Select all lines holding the word "matches" from the entries that follow.

━━━ Provided entries

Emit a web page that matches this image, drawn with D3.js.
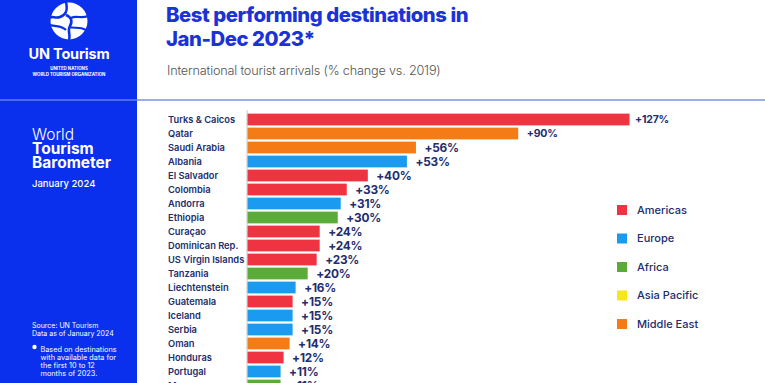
<!DOCTYPE html>
<html><head><meta charset="utf-8">
<script src="https://cdn.jsdelivr.net/npm/d3@7"></script>
<style>
body{margin:0;background:#fff;}
svg{display:block;font-family:Inter,"Noto Sans",sans-serif;}
</style></head>
<body><svg id="c" width="765" height="383"></svg>
<script>
const categories = ["Turks & Caicos","Qatar","Saudi Arabia","Albania","El Salvador","Colombia","Andorra","Ethiopia","Curaçao","Dominican Rep.","US Virgin Islands","Tanzania","Liechtenstein","Guatemala","Iceland","Serbia","Oman","Honduras","Portugal","Morocco"];
const values = [127,90,56,53,40,33,31,30,24,24,23,20,16,15,15,15,14,12,11,11];
const regions = ["Americas","Middle East","Middle East","Europe","Americas","Americas","Europe","Africa","Americas","Americas","Americas","Africa","Europe","Americas","Europe","Europe","Middle East","Americas","Europe","Africa"];
const legendRegions = ["Americas","Europe","Africa","Asia Pacific","Middle East"];
const regionColors = ["#ef3340","#1b9bf0","#5aab37","#f6e61a","#f47b16"];

const svg = d3.select("#c");
const BLUE = "#0a30ee", NAVY = "#232d6e";

// left panel
svg.append("rect").attr("x",0).attr("y",0).attr("width",137).attr("height",383).attr("fill",BLUE);
svg.append("line").attr("x1",0).attr("x2",137).attr("y1",100).attr("y2",100).attr("stroke","#8fa0ff").attr("stroke-width",1);
svg.append("line").attr("x1",137).attr("x2",765).attr("y1",100).attr("y2",100).attr("stroke","#3c5ad0").attr("stroke-width",1.2);

// logo
const lg = svg.append("g").attr("transform","translate(69,21)");
lg.append("circle").attr("r",18.5).attr("fill","#fff");
lg.append("path").attr("d","M-3,-19 C-1,-10 -3,-6 -9,-4 C-14,-2 -17,-6 -19,-3").attr("fill","none").attr("stroke",BLUE).attr("stroke-width",2.6);
lg.append("path").attr("d","M-3,-6 C2,-4 4,0 1,5 C-2,10 2,14 0,19").attr("fill","none").attr("stroke",BLUE).attr("stroke-width",2.6);
lg.append("path").attr("d","M2,-3 C7,-6 12,-2 19,-5").attr("fill","none").attr("stroke",BLUE).attr("stroke-width",2.2);
lg.append("path").attr("d","M0,6 C6,8 10,5 17,9").attr("fill","none").attr("stroke",BLUE).attr("stroke-width",2.2);
lg.append("path").attr("d","M-19,4 C-12,6 -8,4 -3,9").attr("fill","none").attr("stroke",BLUE).attr("stroke-width",2.2);

svg.append("text").attr("x",69).attr("y",59).attr("text-anchor","middle").attr("fill","#fff").attr("font-weight",700).attr("font-size",14.5).attr("letter-spacing","-0.2").text("UN Tourism");
svg.append("text").attr("x",69).attr("y",70).attr("text-anchor","middle").attr("fill","#fff").attr("font-weight",700).attr("font-size",4.4).text("UNITED NATIONS");
svg.append("text").attr("x",69).attr("y",76).attr("text-anchor","middle").attr("fill","#fff").attr("font-weight",700).attr("font-size",4.4).text("WORLD TOURISM ORGANIZATION");

svg.append("text").attr("x",32).attr("y",140).attr("fill","#fff").attr("font-weight",300).attr("font-size",15.5).text("World");
svg.append("text").attr("x",32).attr("y",154).attr("fill","#fff").attr("font-weight",700).attr("font-size",15.5).text("Tourism");
svg.append("text").attr("x",32).attr("y",168).attr("fill","#fff").attr("font-weight",700).attr("font-size",15.5).text("Barometer");
svg.append("text").attr("x",32).attr("y",187).attr("fill","#fff").attr("font-weight",500).attr("font-size",9.5).text("January 2024");

const small = [["Source: UN Tourism",328],["Data as of January 2024",336]];
small.forEach(d=>svg.append("text").attr("x",32).attr("y",d[1]).attr("fill","#fff").attr("font-size",7).text(d[0]));
svg.append("circle").attr("cx",34.5).attr("cy",347).attr("r",2.2).attr("fill","#fff");
[["Based on destinations",352],["with available data for",360],["the first 10 to 12",368],["months of 2023.",376]].forEach(d=>
  svg.append("text").attr("x",40.5).attr("y",d[1]).attr("fill","#fff").attr("font-size",7.3).text(d[0]));

// title
svg.append("text").attr("x",166).attr("y",22).attr("fill","#1a32d8").attr("font-weight",800).attr("font-size",20.3).attr("letter-spacing","-0.45").text("Best performing destinations in");
svg.append("text").attr("x",166).attr("y",46).attr("fill","#1a32d8").attr("font-weight",800).attr("font-size",20.3).attr("letter-spacing","-0.45").text("Jan-Dec 2023*");
svg.append("text").attr("x",167).attr("y",75).attr("fill","#555").attr("font-weight",300).attr("font-size",12.7).attr("letter-spacing","-0.2").text("International tourist arrivals (% change vs. 2019)");

// chart
const x0 = 247;
const x = d3.scaleLinear().domain([0,127]).range([x0, 629]);
const step = 14.0;
const y = d3.scaleBand().domain(categories).range([112.5, 112.5 + step*categories.length]).paddingInner(0.16).paddingOuter(0.08);
const color = d3.scaleOrdinal().domain(legendRegions).range(regionColors);

svg.append("line").attr("x1",x0).attr("x2",x0).attr("y1",110).attr("y2",383).attr("stroke","#bbb").attr("stroke-width",0.8);

const rows = categories.map((c,i)=>({c, v:values[i], r:regions[i]}));
svg.append("g").selectAll("rect").data(rows).join("rect")
  .attr("x",x0+0.5).attr("y",d=>y(d.c)).attr("width",d=>x(d.v)-x0).attr("height",y.bandwidth())
  .attr("fill",d=>color(d.r));

svg.append("g").selectAll("text").data(rows).join("text")
  .attr("x",168).attr("y",d=>y(d.c)+y.bandwidth()/2).attr("dy","0.35em")
  .attr("fill",NAVY).attr("font-weight",600).attr("font-size",9.3).text(d=>d.c);

svg.append("g").selectAll("text").data(rows).join("text")
  .attr("x",d=>x(d.v)+ (d.v>100?6:9)).attr("y",d=>y(d.c)+y.bandwidth()/2).attr("dy","0.36em")
  .attr("fill",NAVY).attr("font-weight",700).attr("font-size",d=>d.v>80?10.5:11.8).attr("letter-spacing","-0.2").text(d=>"+"+d.v+"%");

// legend
const lgd = svg.append("g").selectAll("g").data(legendRegions).join("g")
  .attr("transform",(d,i)=>`translate(617,${210 + i*28.5})`);
lgd.append("rect").attr("x",0).attr("y",-5).attr("width",10).attr("height",10).attr("fill",d=>color(d));
lgd.append("text").attr("x",20).attr("y",0).attr("dy","0.35em").attr("fill",NAVY).attr("font-weight",500).attr("font-size",11).text(d=>d);
</script></body></html>
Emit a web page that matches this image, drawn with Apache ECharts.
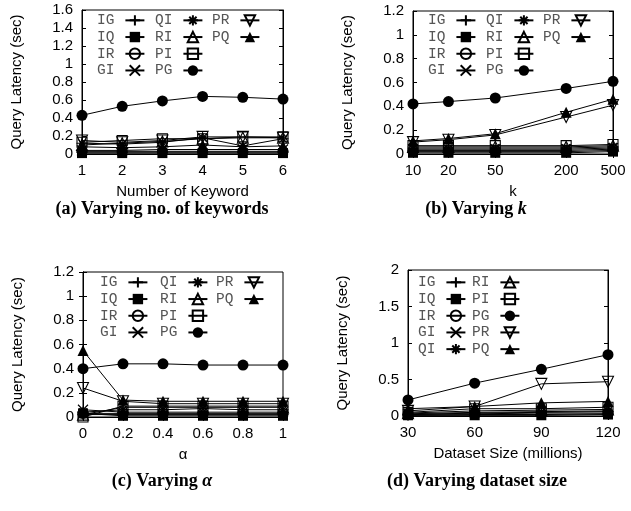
<!DOCTYPE html>
<html>
<head>
<meta charset="utf-8">
<script src="https://cdn.jsdelivr.net/npm/echarts@6/dist/echarts.min.js"></script>
<style>
html,body{margin:0;padding:0;background:#fff;}
#chart{width:631px;height:511px;}
</style>
</head>
<body>
<div id="chart"></div>
<script>
// ---------- data ----------
const seriesNames = ['IG','IQ','IR','GI','QI','RI','PI','PG','PR','PQ'];

// (a) Varying number of keywords
const keywordCounts = [1, 2, 3, 4, 5, 6];
const kwIG = [0.02, 0.02, 0.02, 0.02, 0.02, 0.02];
const kwIQ = [0.01, 0.01, 0.01, 0.01, 0.01, 0.01];
const kwIR = [0.03, 0.03, 0.03, 0.03, 0.03, 0.03];
const kwGI = [0.04, 0.04, 0.05, 0.05, 0.05, 0.05];
const kwQI = [0.12, 0.11, 0.13, 0.18, 0.09, 0.17];
const kwRI = [0.10, 0.12, 0.14, 0.17, 0.18, 0.18];
const kwPI = [0.13, 0.15, 0.17, 0.17, 0.19, 0.19];
const kwPG = [0.43, 0.53, 0.59, 0.64, 0.63, 0.61];
const kwPR = [0.15, 0.13, 0.15, 0.19, 0.19, 0.18];
const kwPQ = [0.08, 0.07, 0.08, 0.10, 0.08, 0.09];

// (b) Varying k
const kValues = [10, 20, 50, 200, 500];
const kIG = [0.02, 0.02, 0.02, 0.02, 0.03];
const kIQ = [0.01, 0.01, 0.01, 0.01, 0.02];
const kIR = [0.03, 0.03, 0.03, 0.03, 0.04];
const kGI = [0.04, 0.04, 0.04, 0.04, 0.05];
const kQI = [0.05, 0.05, 0.05, 0.05, 0.06];
const kRI = [0.06, 0.06, 0.06, 0.06, 0.07];
const kPI = [0.07, 0.07, 0.07, 0.07, 0.08];
const kPG = [0.42, 0.44, 0.47, 0.55, 0.61];
const kPR = [0.10, 0.12, 0.16, 0.31, 0.41];
const kPQ = [0.11, 0.13, 0.17, 0.35, 0.46];
const kTicks = [10, 20, 50, 200, 500];

// (c) Varying alpha
const alphaValues = [0, 0.2, 0.4, 0.6, 0.8, 1];
const alIG = [0.02, 0.02, 0.02, 0.02, 0.02, 0.02];
const alIQ = [0.03, 0.01, 0.01, 0.01, 0.01, 0.01];
const alIR = [0.03, 0.03, 0.03, 0.03, 0.03, 0.03];
const alGI = [0.06, 0.04, 0.04, 0.04, 0.04, 0.04];
const alQI = [0.04, 0.06, 0.06, 0.07, 0.06, 0.06];
const alRI = [0.02, 0.08, 0.08, 0.08, 0.08, 0.08];
const alPI = [0.00, 0.09, 0.09, 0.09, 0.09, 0.09];
const alPG = [0.40, 0.44, 0.44, 0.43, 0.43, 0.43];
const alPR = [0.24, 0.13, 0.11, 0.11, 0.11, 0.11];
const alPQ = [0.55, 0.14, 0.13, 0.13, 0.13, 0.13];

// (d) Varying dataset size (millions)
const datasetSizes = [30, 60, 90, 120];
const dsIG = [0.01, 0.02, 0.02, 0.03];
const dsIQ = [0.01, 0.01, 0.01, 0.02];
const dsIR = [0.02, 0.03, 0.04, 0.04];
const dsGI = [0.03, 0.05, 0.06, 0.07];
const dsQI = [0.02, 0.04, 0.05, 0.06];
const dsRI = [0.04, 0.07, 0.08, 0.09];
const dsPI = [0.05, 0.10, 0.10, 0.12];
const dsPG = [0.22, 0.45, 0.64, 0.84];
const dsPR = [0.07, 0.13, 0.44, 0.47];
const dsPQ = [0.10, 0.13, 0.18, 0.20];

// ---------- styling ----------
const SANS = 'Liberation Sans';
const MONO = 'Liberation Mono';
const SERIF = 'Liberation Serif';

const STROKE = {color:'#000', borderColor:'#000', borderWidth:1.1};
const OPEN = {color:'rgba(255,255,255,0)', borderColor:'#000', borderWidth:1.1};
const FILLED = {color:'#000', borderColor:'#000', borderWidth:0};
const markers = {
  IG: {symbol:'path://M5,0V10M0,5H10', size:11, style:STROKE},
  IQ: {symbol:'rect', size:10, style:FILLED},
  IR: {symbol:'circle', size:10, style:OPEN},
  GI: {symbol:'path://M0,0L10,10M0,10L10,0', size:10, style:STROKE},
  QI: {symbol:'path://M5,0V10M0,5H10M1.5,1.5L8.5,8.5M1.5,8.5L8.5,1.5', size:11, style:STROKE},
  RI: {symbol:'triangle', size:11, style:OPEN},
  PI: {symbol:'rect', size:10, style:OPEN},
  PG: {symbol:'circle', size:11, style:FILLED},
  PR: {symbol:'path://M0,0H10L5,8.66Z', size:11, style:OPEN},
  PQ: {symbol:'triangle', size:11, style:FILLED}
};

const panels = [
  {x: keywordCounts, vals:{IG:kwIG,IQ:kwIQ,IR:kwIR,GI:kwGI,QI:kwQI,RI:kwRI,PI:kwPI,PG:kwPG,PR:kwPR,PQ:kwPQ}},
  {x: kValues, vals:{IG:kIG,IQ:kIQ,IR:kIR,GI:kGI,QI:kQI,RI:kRI,PI:kPI,PG:kPG,PR:kPR,PQ:kPQ}},
  {x: alphaValues, vals:{IG:alIG,IQ:alIQ,IR:alIR,GI:alGI,QI:alQI,RI:alRI,PI:alPI,PG:alPG,PR:alPR,PQ:alPQ}},
  {x: datasetSizes, vals:{IG:dsIG,IQ:dsIQ,IR:dsIR,GI:dsGI,QI:dsQI,RI:dsRI,PI:dsPI,PG:dsPG,PR:dsPR,PQ:dsPQ}}
];

const grids = [
  {left:82, top:10, width:201, height:144},
  {left:413, top:11, width:200, height:143},
  {left:83, top:272, width:200, height:145},
  {left:408, top:270, width:200, height:146}
];

const yRanges = [
  {min:0, max:1.6, interval:0.2},
  {min:0, max:1.2, interval:0.2},
  {min:0, max:1.2, interval:0.2},
  {min:0, max:2, interval:0.5}
];

const xDefs = [
  {type:'value', min:1, max:6, interval:1, name:'Number of Keyword'},
  {type:'log', logBase:10, min:10, max:500, name:'k', custom:kTicks},
  {type:'value', min:0, max:1, interval:0.2, name:'α'},
  {type:'value', min:30, max:120, interval:30, name:'Dataset Size (millions)'}
];

const labelFont = {fontFamily:SANS, fontSize:15, color:'#000'};
const tick = {show:true, inside:true, length:4, lineStyle:{color:'#000', width:1}};
const axisLine = {show:true, lineStyle:{color:'#000', width:1}};

const xAxes = [], yAxes = [];
xDefs.forEach((d, i) => {
  const base = {gridIndex:i, type:d.type, min:d.min, max:d.max, axisLine, splitLine:{show:false}};
  if (d.type === 'log') base.logBase = d.logBase; else base.interval = d.interval;
  const main = Object.assign({}, base, {
    position:'bottom', name:d.name, nameLocation:'middle', nameGap:30,
    nameTextStyle:{fontFamily:SANS, fontSize:15, color:'#000'},
    axisTick:Object.assign({}, tick), axisLabel:Object.assign({margin:9}, labelFont)
  });
  if (d.custom) {
    main.axisTick.customValues = d.custom;
    main.axisLabel.customValues = d.custom;
  }
  const mirror = Object.assign({}, base, {
    position:'top', axisTick:Object.assign({}, tick), axisLabel:{show:false}
  });
  if (d.custom) mirror.axisTick.customValues = d.custom;
  xAxes.push(main, mirror);
});
yRanges.forEach((r, i) => {
  const base = {gridIndex:i, type:'value', min:r.min, max:r.max, interval:r.interval, axisLine, splitLine:{show:false}};
  yAxes.push(Object.assign({}, base, {
    position:'left', name:'Query Latency (sec)', nameLocation:'middle', nameGap:58,
    nameTextStyle:{fontFamily:SANS, fontSize:15, color:'#000'},
    axisTick:tick, axisLabel:Object.assign({margin:9}, labelFont)
  }));
  yAxes.push(Object.assign({}, base, {position:'right', axisTick:tick, axisLabel:{show:false}}));
});

const series = [];
panels.forEach((p, i) => {
  seriesNames.forEach(n => {
    const m = markers[n];
    series.push({
      name:n, type:'line', xAxisIndex:i*2, yAxisIndex:i*2,
      data:p.x.map((xv, j) => [xv, p.vals[n][j]]),
      symbol:m.symbol, symbolSize:m.size, showAllSymbol:true,
      itemStyle:m.style, lineStyle:{color:'#000', width:1},
      emphasis:{disabled:true}, animation:false
    });
  });
});

function legendCols(cols, lefts, top) {
  return cols.map((names, c) => ({
    data:names, orient:'vertical', left:lefts[c], top:top, align:'right',
    padding:0, itemWidth:19, itemHeight:13, itemGap:0, selectedMode:false,
    textStyle:{fontFamily:MONO, fontSize:14.5, color:'#555', lineHeight:16.7, padding:[0,6,0,0]}
  }));
}
const legendA = [['IG','IQ','IR','GI'],['QI','RI','PI','PG'],['PR','PQ']];
const legendD = [['IG','IQ','IR','GI','QI'],['RI','PI','PG','PR','PQ']];
const legends = [].concat(
  legendCols(legendA, [97,155,212], 12),
  legendCols(legendA, [428,486,543], 12),
  legendCols(legendA, [100,160,216], 274),
  legendCols(legendD, [418,472], 274)
);

const captions = [
  {x:162, y:209, text:'(a) Varying no. of keywords'},
  {x:476, y:209, text:'(b) Varying {i|k}'},
  {x:162, y:481, text:'(c) Varying {i|α}'},
  {x:477, y:481, text:'(d) Varying dataset size'}
];
const graphics = captions.map(c => ({
  type:'text', x:c.x, y:c.y,
  style:{text:c.text, align:'center', verticalAlign:'middle',
    font:'bold 18px "' + SERIF + '"', fill:'#000',
    rich:{i:{fontStyle:'italic', fontWeight:'bold', fontFamily:SERIF, fontSize:18, fill:'#000'}}}
}));

const chart = echarts.init(document.getElementById('chart'), null, {renderer:'canvas'});
chart.setOption({
  backgroundColor:'#fff',
  animation:false,
  grid:grids.map(g => Object.assign({show:true, borderColor:'#000', borderWidth:1, backgroundColor:'transparent'}, g)),
  xAxis:xAxes,
  yAxis:yAxes,
  legend:legends,
  series:series,
  graphic:graphics
});
</script>
</body>
</html>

━━━━━━

Finished task:
Emit a web page that matches this image, drawn with D3.js.
Emit a web page that matches this image, drawn with Apache ECharts.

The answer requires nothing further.